Start of INFORMATION SUPPLIED

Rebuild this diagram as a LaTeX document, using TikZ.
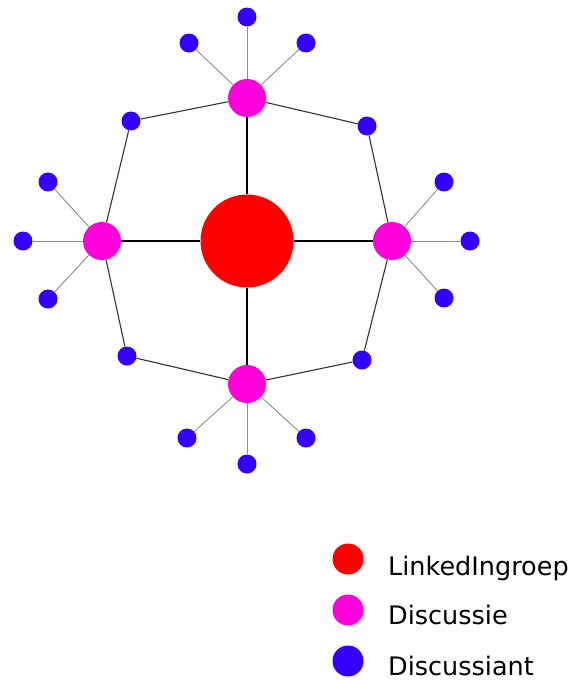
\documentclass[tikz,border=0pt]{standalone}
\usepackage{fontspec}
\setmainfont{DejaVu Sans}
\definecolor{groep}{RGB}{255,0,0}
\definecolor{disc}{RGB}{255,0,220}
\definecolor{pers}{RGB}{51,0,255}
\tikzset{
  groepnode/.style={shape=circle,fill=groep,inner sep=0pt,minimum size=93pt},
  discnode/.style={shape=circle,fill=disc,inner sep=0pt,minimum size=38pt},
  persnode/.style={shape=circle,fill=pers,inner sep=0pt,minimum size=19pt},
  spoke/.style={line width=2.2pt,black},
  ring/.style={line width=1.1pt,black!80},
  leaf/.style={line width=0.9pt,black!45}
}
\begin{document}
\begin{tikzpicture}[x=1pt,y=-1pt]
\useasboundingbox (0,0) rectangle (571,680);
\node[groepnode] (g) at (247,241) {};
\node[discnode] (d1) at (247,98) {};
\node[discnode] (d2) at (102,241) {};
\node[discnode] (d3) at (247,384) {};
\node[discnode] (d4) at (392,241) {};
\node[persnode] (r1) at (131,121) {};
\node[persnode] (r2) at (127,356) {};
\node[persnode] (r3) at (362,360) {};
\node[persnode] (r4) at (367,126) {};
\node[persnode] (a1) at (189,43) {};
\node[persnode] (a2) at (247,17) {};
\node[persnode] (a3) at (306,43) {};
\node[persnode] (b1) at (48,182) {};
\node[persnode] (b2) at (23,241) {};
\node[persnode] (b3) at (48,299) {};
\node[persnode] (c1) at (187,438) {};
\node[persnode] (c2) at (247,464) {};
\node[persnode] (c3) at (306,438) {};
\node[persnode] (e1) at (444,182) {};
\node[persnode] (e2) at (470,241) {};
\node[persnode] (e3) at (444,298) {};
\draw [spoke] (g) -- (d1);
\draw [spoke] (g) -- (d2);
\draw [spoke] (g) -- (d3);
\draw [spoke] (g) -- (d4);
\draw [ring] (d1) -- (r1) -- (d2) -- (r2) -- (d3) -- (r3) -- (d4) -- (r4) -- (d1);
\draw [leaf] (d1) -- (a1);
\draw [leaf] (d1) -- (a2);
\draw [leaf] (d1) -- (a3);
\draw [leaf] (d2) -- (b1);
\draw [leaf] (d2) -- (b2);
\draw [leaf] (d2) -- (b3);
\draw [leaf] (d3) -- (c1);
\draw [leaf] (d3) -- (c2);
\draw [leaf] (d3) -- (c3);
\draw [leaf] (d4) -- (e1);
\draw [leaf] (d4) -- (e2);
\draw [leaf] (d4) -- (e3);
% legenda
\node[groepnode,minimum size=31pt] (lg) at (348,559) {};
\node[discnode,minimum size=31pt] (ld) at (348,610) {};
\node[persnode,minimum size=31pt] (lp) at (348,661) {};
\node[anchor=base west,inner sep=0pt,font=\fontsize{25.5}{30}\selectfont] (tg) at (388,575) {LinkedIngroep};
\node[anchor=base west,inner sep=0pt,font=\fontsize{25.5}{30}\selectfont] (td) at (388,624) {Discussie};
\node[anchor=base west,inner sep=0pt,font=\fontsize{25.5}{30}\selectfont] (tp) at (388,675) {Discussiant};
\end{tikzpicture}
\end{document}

End of INFORMATION SUPPLIED

_REQUIREMENTS_: Write out the listing above again, exactly, but with no pictures in the copy.

_RESULT BELOW_:
Rebuild this diagram as a LaTeX document, using TikZ.
\documentclass[tikz,border=0pt]{standalone}
\usepackage{fontspec}
\setmainfont{DejaVu Sans}
\definecolor{groep}{RGB}{255,0,0}
\definecolor{disc}{RGB}{255,0,220}
\definecolor{pers}{RGB}{51,0,255}
\tikzset{
  groepnode/.style={shape=circle,fill=groep,inner sep=0pt,minimum size=93pt},
  discnode/.style={shape=circle,fill=disc,inner sep=0pt,minimum size=38pt},
  persnode/.style={shape=circle,fill=pers,inner sep=0pt,minimum size=19pt},
  spoke/.style={line width=2.2pt,black},
  ring/.style={line width=1.1pt,black!80},
  leaf/.style={line width=0.9pt,black!45}
}
\begin{document}
\begin{tikzpicture}[x=1pt,y=-1pt]
\useasboundingbox (0,0) rectangle (571,680);
\node[groepnode] (g) at (247,241) {};
\node[discnode] (d1) at (247,98) {};
\node[discnode] (d2) at (102,241) {};
\node[discnode] (d3) at (247,384) {};
\node[discnode] (d4) at (392,241) {};
\node[persnode] (r1) at (131,121) {};
\node[persnode] (r2) at (127,356) {};
\node[persnode] (r3) at (362,360) {};
\node[persnode] (r4) at (367,126) {};
\node[persnode] (a1) at (189,43) {};
\node[persnode] (a2) at (247,17) {};
\node[persnode] (a3) at (306,43) {};
\node[persnode] (b1) at (48,182) {};
\node[persnode] (b2) at (23,241) {};
\node[persnode] (b3) at (48,299) {};
\node[persnode] (c1) at (187,438) {};
\node[persnode] (c2) at (247,464) {};
\node[persnode] (c3) at (306,438) {};
\node[persnode] (e1) at (444,182) {};
\node[persnode] (e2) at (470,241) {};
\node[persnode] (e3) at (444,298) {};
\draw [spoke] (g) -- (d1);
\draw [spoke] (g) -- (d2);
\draw [spoke] (g) -- (d3);
\draw [spoke] (g) -- (d4);
\draw [ring] (d1) -- (r1) -- (d2) -- (r2) -- (d3) -- (r3) -- (d4) -- (r4) -- (d1);
\draw [leaf] (d1) -- (a1);
\draw [leaf] (d1) -- (a2);
\draw [leaf] (d1) -- (a3);
\draw [leaf] (d2) -- (b1);
\draw [leaf] (d2) -- (b2);
\draw [leaf] (d2) -- (b3);
\draw [leaf] (d3) -- (c1);
\draw [leaf] (d3) -- (c2);
\draw [leaf] (d3) -- (c3);
\draw [leaf] (d4) -- (e1);
\draw [leaf] (d4) -- (e2);
\draw [leaf] (d4) -- (e3);
% legenda
\node[groepnode,minimum size=31pt] (lg) at (348,559) {};
\node[discnode,minimum size=31pt] (ld) at (348,610) {};
\node[persnode,minimum size=31pt] (lp) at (348,661) {};
\node[anchor=base west,inner sep=0pt,font=\fontsize{25.5}{30}\selectfont] (tg) at (388,575) {LinkedIngroep};
\node[anchor=base west,inner sep=0pt,font=\fontsize{25.5}{30}\selectfont] (td) at (388,624) {Discussie};
\node[anchor=base west,inner sep=0pt,font=\fontsize{25.5}{30}\selectfont] (tp) at (388,675) {Discussiant};
\end{tikzpicture}
\end{document}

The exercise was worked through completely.